Producers NOT Consumers: Teaching Religion

Producers NOT Consumers: Teaching Religion October 9, 2013

Every class is different. You only realize this from experience. Every classroom has its own dynamic, energy and ethos. It really is quite remarkable. This year’s courses have started brilliantly. I don’t know why. It’s not me. But it has made me think more deeply about teaching than I have in the past. And whatever you put time into tends to be where your creative energy is. So, early in this year my energy is in the classroom and I love what I do. So what are my takeaways so far?

1. I’ve become humble. Early on, as a teacher, I received many bouquets, acknowledging my prowess in the classroom. And for a while that continued. Several years ago, I started receiving some nasty feedback from students, really for the first time. It was disturbing. At first I just tried to hide and cover. But then I got curious. I realized, in part, I’d become arrogant, and that I was receiving my comeuppance. It was painful. So I’ve said to my classes this year, “I don’t know what I’m doing. As a teacher, I stand before you realizing in many ways, I don’t really understand how to teach. I am learning, as you are, what it means to teach and to learn, perhaps for the first time. I need your in put.” I have humbled myself. This is not natural to me. Yes, indeed, I am arrogant. But it has worked. It has invited or created a space for students to give input, feedback, to cooperate with me in their learning.

2. We are co-learners. I am not the expert, the one full of knowledge that now dumps his knowledge into student’s minds. I’ve asked my students, at the end of each week, “In what ways can I, your teacher, along with my Teaching Assistants, learn from you about your questions, your conclusions? How can I make the classroom a kind of rolling conversation, where the thoughts, questions and interests of students become a part of a series of learnings?” A large part of this then is reading their feedback. What are they asking? What are they saying? And then responding and when necessary, changing the lecture relative to their interests and questions.
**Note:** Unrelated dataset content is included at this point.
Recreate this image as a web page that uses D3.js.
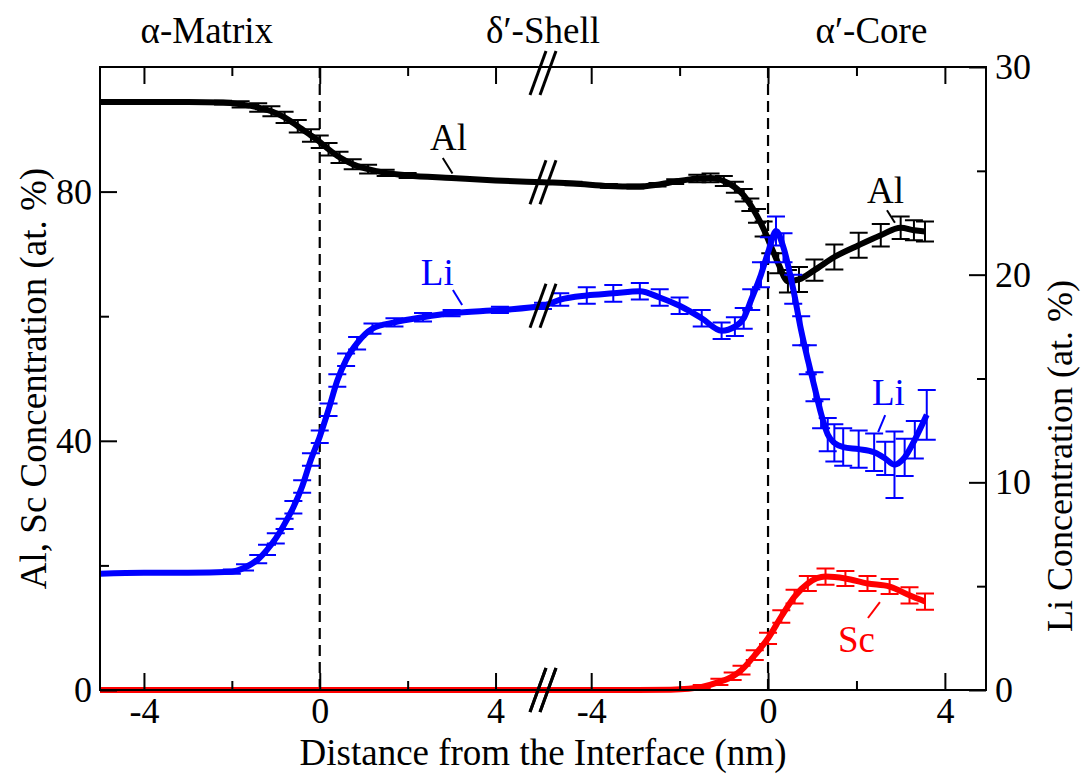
<!DOCTYPE html>
<html>
<head>
<meta charset="utf-8">
<script src="https://cdn.jsdelivr.net/npm/d3@7"></script>
<style>
  body { margin: 0; background: #fff; }
  svg { display: block; }
</style>
</head>
<body>
<div id="chart"></div>
<script>
// data: [distance (nm), concentration (at. %), error]
// left panel = alpha matrix / delta' shell interface, right panel = delta' shell / alpha' core
var alLeft = [[-5.0,94.4,0],[-4.0,94.4,0],[-3.0,94.4,0],[-2.2,94.3,0.3],[-1.8,94.0,0.5],[-1.4,93.5,0.7],
  [-1.1,92.9,0.8],[-0.8,91.9,0.9],[-0.5,90.5,1.0],[-0.2,89.0,1.0],[0.0,88.0,1.0],[0.2,86.8,1.0],
  [0.45,85.5,0.9],[0.75,84.4,0.8],[1.1,83.6,0.7],[1.5,83.0,0.5],[2.0,82.6,0.4],[3.0,82.2,0],
  [4.0,81.8,0],[5.08,81.5,0]]
var alRight = [[-5.09,81.5,0],[-4.4,81.3,0.3],[-3.6,80.9,0.3],[-3.0,80.8,0.3],[-2.5,81.1,0.3],
  [-2.1,81.6,0.4],[-1.6,82.1,0.6],[-1.3,82.2,0.7],[-1.0,81.7,0.8],[-0.75,80.7,0.9],[-0.55,79.4,1.0],
  [-0.4,77.9,1.0],[-0.25,76.1,1.1],[-0.1,74.0,1.2],[0.05,71.5,1.4],[0.23,68.5,1.6],[0.45,65.6,1.8],
  [0.7,65.9,2.0],[1.05,67.4,1.7],[1.5,69.5,2.0],[2.05,71.4,2.0],[2.55,73.0,1.8],[3.0,74.2,1.8],
  [3.3,73.8,1.6],[3.55,73.6,1.6]]
// Li is read on the right axis
var liLeft = [[-5.0,5.6,0],[-4.0,5.65,0],[-3.0,5.65,0],[-2.0,5.7,0.1],[-1.7,5.9,0.15],[-1.4,6.3,0.2],
  [-1.2,6.75,0.25],[-1.0,7.3,0.25],[-0.8,8.0,0.25],[-0.6,8.8,0.3],[-0.4,9.8,0.3],[-0.2,11.1,0.3],
  [0.0,12.2,0.3],[0.2,13.5,0.3],[0.4,14.9,0.3],[0.6,15.9,0.3],[0.85,16.7,0.3],[1.2,17.4,0.25],
  [1.7,17.7,0.2],[2.35,17.95,0.2],[3.0,18.15,0.15],[4.1,18.3,0.15],[5.08,18.5,0.15]]
var liRight = [[-5.09,18.5,0.2],[-4.7,18.8,0.3],[-4.1,19.0,0.4],[-3.5,19.1,0.4],[-2.9,19.2,0.4],
  [-2.45,18.9,0.4],[-2.0,18.5,0.4],[-1.5,17.9,0.4],[-1.05,17.3,0.4],[-0.75,17.5,0.45],[-0.55,17.9,0.5],
  [-0.38,18.8,0.5],[-0.16,20.0,0.6],[0.02,21.2,0.6],[0.18,22.1,0.7],[0.35,21.3,0.7],[0.57,19.3,0.7],
  [0.75,17.3,0.7],[0.9,15.9,0.7],[1.05,14.6,0.7],[1.2,13.3,0.7],[1.35,12.3,0.8],[1.5,11.9,0.9],
  [1.7,11.7,0.9],[2.05,11.6,0.9],[2.4,11.45,0.9],[2.65,11.15,0.8],[2.86,10.85,1.6],[3.09,11.2,0.9],
  [3.32,12.05,0.9],[3.59,13.25,1.2]]
var scLeft = [[-5.0,0,0],[-2.5,0,0],[0.0,0,0],[2.5,0,0],[5.08,0,0]]
var scRight = [[-5.09,0,0],[-3.0,0,0],[-2.2,0.05,0],[-1.8,0.2,0.2],[-1.5,0.5,0.3],[-1.1,1.3,0.5],
  [-0.8,2.2,0.6],[-0.6,3.2,0.7],[-0.3,5.6,0.8],[0.0,8.3,0.9],[0.3,11.8,1.0],[0.6,15.0,1.1],
  [0.9,17.1,1.2],[1.3,18.2,1.3],[1.75,17.9,1.2],[2.25,17.1,1.2],[2.75,16.6,1.2],[3.2,15.2,1.3],
  [3.55,14.2,1.3]]

var xMajor = [-4, 0, 4]
var xMinor = [-2, 2]
var yLeftMajor = [0, 40, 80]
var yLeftMinor = [20, 60]
var yRightMajor = [0, 10, 20, 30]
var yRightMinor = [5, 15, 25]

var regionLabels = [["α-Matrix", "L", -2.57], ["δ′-Shell", "L", 5.08], ["α′-Core", "R", 2.34]]
// text position + leader from/to, in data units of the segment/axis
var notes = [
  {t: "Al", c: "black", seg: "L", ax: "L", x: 2.51, y: 86.7, l: [2.8, 85.4, 3.02, 82.9]},
  {t: "Li", c: "blue",  seg: "L", ax: "R", x: 2.3,  y: 19.5, l: [3.03, 19.26, 3.24, 18.54]},
  {t: "Al", c: "black", seg: "R", ax: "L", x: 2.24, y: 78.2, l: [2.69, 77.0, 2.87, 75.0]},
  {t: "Li", c: "blue",  seg: "R", ax: "R", x: 2.35, y: 13.72, l: [2.65, 13.24, 2.49, 12.42]},
  {t: "Sc", c: "red",   seg: "R", ax: "L", x: 1.58, y: 6.1,  l: [2.53, 14.1, 2.26, 11.56]}
]

var W = 1083, H = 775
var pLeft = 100, pRight = 986, pTop = 67, pBottom = 690, brk = 543
var font = "'Liberation Serif', 'Times New Roman', serif"

var svg = d3.select("#chart").append("svg").attr("width", W).attr("height", H)

var xL = d3.scaleLinear().domain([-5, 5.08]).range([pLeft, brk])
var xR = d3.scaleLinear().domain([-5.09, 4.93]).range([brk, pRight])
var yL = d3.scaleLinear().domain([0, 100]).range([pBottom, pTop])
var yR = d3.scaleLinear().domain([0, 30]).range([pBottom, pTop])
var xs = {L: xL, R: xR}
var ys = {L: yL, R: yR}

// dashed interface lines
;[xL(0), xR(0)].forEach(function(x){
  svg.append("line").attr("x1", x).attr("x2", x).attr("y1", pTop).attr("y2", pBottom)
    .style("stroke", "black").style("stroke-width", 2.2).style("stroke-dasharray", "11,6")
})

var line = d3.line().x(function(d){ return d[0] }).y(function(d){ return d[1] }).curve(d3.curveMonotoneX)

function toPx(x, yScale){
  return function(d){
    return [x(d[0]), yScale(d[1]), d[2] ? yScale(d[1]-d[2]) : null, d[2] ? yScale(d[1]+d[2]) : null]
  }
}

function drawSeries(lData, rData, yScale, color){
  var pts = lData.map(toPx(xL, yScale)).concat(rData.slice(1).map(toPx(xR, yScale)))
  var g = svg.append("g")
  var bars = pts.filter(function(p){ return p[2] !== null })
  g.selectAll(".eb").data(bars).enter().append("path")
    .attr("d", function(p){
      return "M" + p[0] + "," + p[2] + "V" + p[3] +
        "M" + (p[0]-9) + "," + p[2] + "H" + (p[0]+9) +
        "M" + (p[0]-9) + "," + p[3] + "H" + (p[0]+9)
    })
    .style("stroke", color).style("stroke-width", 2).style("fill", "none")
  g.append("path").attr("d", line(pts))
    .style("stroke", color).style("stroke-width", 6).style("fill", "none")
    .style("stroke-linejoin", "round")
  // break mark on the curve
  drawBreak(brk, yScale(lData[lData.length-1][1]))
}

function drawBreak(cx, cy){
  ;[-5, 5].forEach(function(o){
    svg.append("line")
      .attr("x1", cx + o - 8).attr("y1", cy + 22)
      .attr("x2", cx + o + 8).attr("y2", cy - 22)
      .style("stroke", "black").style("stroke-width", 3)
  })
}

drawSeries(alLeft, alRight, yL, "black")
drawSeries(liLeft, liRight, yR, "blue")
drawSeries(scLeft, scRight, yL, "red")

// frame
svg.append("rect").attr("x", pLeft).attr("y", pTop).attr("width", pRight-pLeft).attr("height", pBottom-pTop)
  .style("fill", "none").style("stroke", "black").style("stroke-width", 2)

function styleAxis(g){
  g.select(".domain").remove()
  g.attr("font-family", font).attr("font-size", 36)
  g.selectAll(".tick line").style("stroke", "black").style("stroke-width", 2)
  g.selectAll(".tick text").style("fill", "black")
}
var fmt = function(d){ return String(d) }

;[xL, xR].forEach(function(x){
  svg.append("g").attr("transform", "translate(0," + pBottom + ")")
    .call(d3.axisBottom(x).tickValues(xMajor).tickSize(-17).tickPadding(7).tickFormat(fmt)).call(styleAxis)
  svg.append("g").attr("transform", "translate(0," + pBottom + ")")
    .call(d3.axisBottom(x).tickValues(xMinor).tickSize(-9).tickFormat("")).call(styleAxis)
  svg.append("g").attr("transform", "translate(0," + pTop + ")")
    .call(d3.axisTop(x).tickValues(xMajor).tickSize(-17).tickFormat("")).call(styleAxis)
  svg.append("g").attr("transform", "translate(0," + pTop + ")")
    .call(d3.axisTop(x).tickValues(xMinor).tickSize(-9).tickFormat("")).call(styleAxis)
})

svg.append("g").attr("transform", "translate(" + pLeft + ",0)")
  .call(d3.axisLeft(yL).tickValues(yLeftMajor).tickSize(-17).tickPadding(8).tickFormat(fmt)).call(styleAxis)
svg.append("g").attr("transform", "translate(" + pLeft + ",0)")
  .call(d3.axisLeft(yL).tickValues(yLeftMinor).tickSize(-9).tickFormat("")).call(styleAxis)
svg.append("g").attr("transform", "translate(" + pRight + ",0)")
  .call(d3.axisRight(yR).tickValues(yRightMajor).tickSize(-17).tickPadding(9).tickFormat(fmt)).call(styleAxis)
svg.append("g").attr("transform", "translate(" + pRight + ",0)")
  .call(d3.axisRight(yR).tickValues(yRightMinor).tickSize(-9).tickFormat("")).call(styleAxis)

// axis breaks
drawBreak(brk, pTop + 6)
drawBreak(brk, pBottom)

// titles
svg.append("text").attr("x", (pLeft+pRight)/2).attr("y", 765).attr("text-anchor", "middle")
  .style("font-family", font).style("font-size", "37px").text("Distance from the Interface (nm)")
svg.append("text").attr("transform", "translate(46," + (pTop+pBottom)/2 + ") rotate(-90)")
  .attr("text-anchor", "middle").style("font-family", font).style("font-size", "37px")
  .text("Al, Sc Concentration (at. %)")
svg.append("text").attr("transform", "translate(1072,456) rotate(-90)")
  .attr("text-anchor", "middle").style("font-family", font).style("font-size", "36px")
  .text("Li Concentration (at. %)")

regionLabels.forEach(function(r){
  svg.append("text").attr("x", xs[r[1]](r[2])).attr("y", 43).attr("text-anchor", "middle")
    .style("font-family", font).style("font-size", "37px").text(r[0])
})

notes.forEach(function(n){
  var x = xs[n.seg], y = ys[n.ax]
  svg.append("text").attr("x", x(n.x)).attr("y", y(n.y))
    .style("font-family", font).style("font-size", "37px").style("fill", n.c).text(n.t)
  svg.append("line").attr("x1", x(n.l[0])).attr("y1", y(n.l[1])).attr("x2", x(n.l[2])).attr("y2", y(n.l[3]))
    .style("stroke", n.c).style("stroke-width", 2)
})
</script>
</body>
</html>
3. Think with me. I started the lecture the other day, and I said instead of scribbling down everything on the power points, just sit back and think with me. Use this classroom as an opportunity to think. I said, “Most of this information can be found in your readings or online. There is nothing magical about information, especially in our time, it’s everywhere—you don’t really need me in this way. But thinking is not something that can be done for you. So use this classroom to think about issues in your life, in our history and in religion.” This invitation then has given me the chance to think out loud with them. For instance, as Rene Girard argues, religion is the rationalization of human violence. And sacrifice is the way religion sacralizes the scapegoating process. The Hebrew Scripture both speaks of the need for sacrifice, but then it questions it as well.  Abraham’s arm is held back from Isaac’s neck, and Hosea says the Lord wants “mercy and not sacrifice.” What does this mean? Are the Hebrews being religious or are they opening up a new form of human consciousness?

4. Be producers of knowledge and not consumers. This is tough. Our whole educational system is built on testing for how much knowledge students have consumed. And this can be done by quantifiable means, test taking and the like, and we can grade it and calculate it. And in the end, we can say, look how well our students have consumed knowledge. But maybe, just maybe, that doesn’t mean a damn thing. What if we tested for the ways people produce knowledge rather than how they consume it? What if we tested students on the quality of the questions that they are creating rather than on how much they can mimic the teacher or the books? What if the final exam was giving them two hours to come up with two or three of the most important questions that they have thought about and then answering those questions? You know I haven’t done that yet, but maybe this quarter this will be my final exam!

5. A place of joy. The experience so far in the classroom this quarter has been one of exquisite joy. I wonder if this is the human mind freed to think. In my case, the joy of my work is the contagious and exhilarating experience of having new ideas pop up in my mind. And if the classroom can be that place where new ideas are allowed to roam, then maybe it becomes a place of pure joy. The scintillating moment when material, energy and a future horizon flame up into a new thought, and sparks then truly do fly. I said to my students in Western Religions, riffing on Jonathan Z. Smith’s thinking–religion is human creativity, a form of human creation, and Judaism, Christianity and Islam are forms of religious innovation. Robert Bellah has recently explained that the origins of religion were in the moment where early humans started “to play.” Roy Rappaport has argued that religion is ritualized “trust.” So the classroom becomes a context for trust, play and pure joy.

Oh my, what a privilege it is then to create in the classroom an atmosphere of trust, play, joy and creativity. This is what it looks like when human beings are fully alive.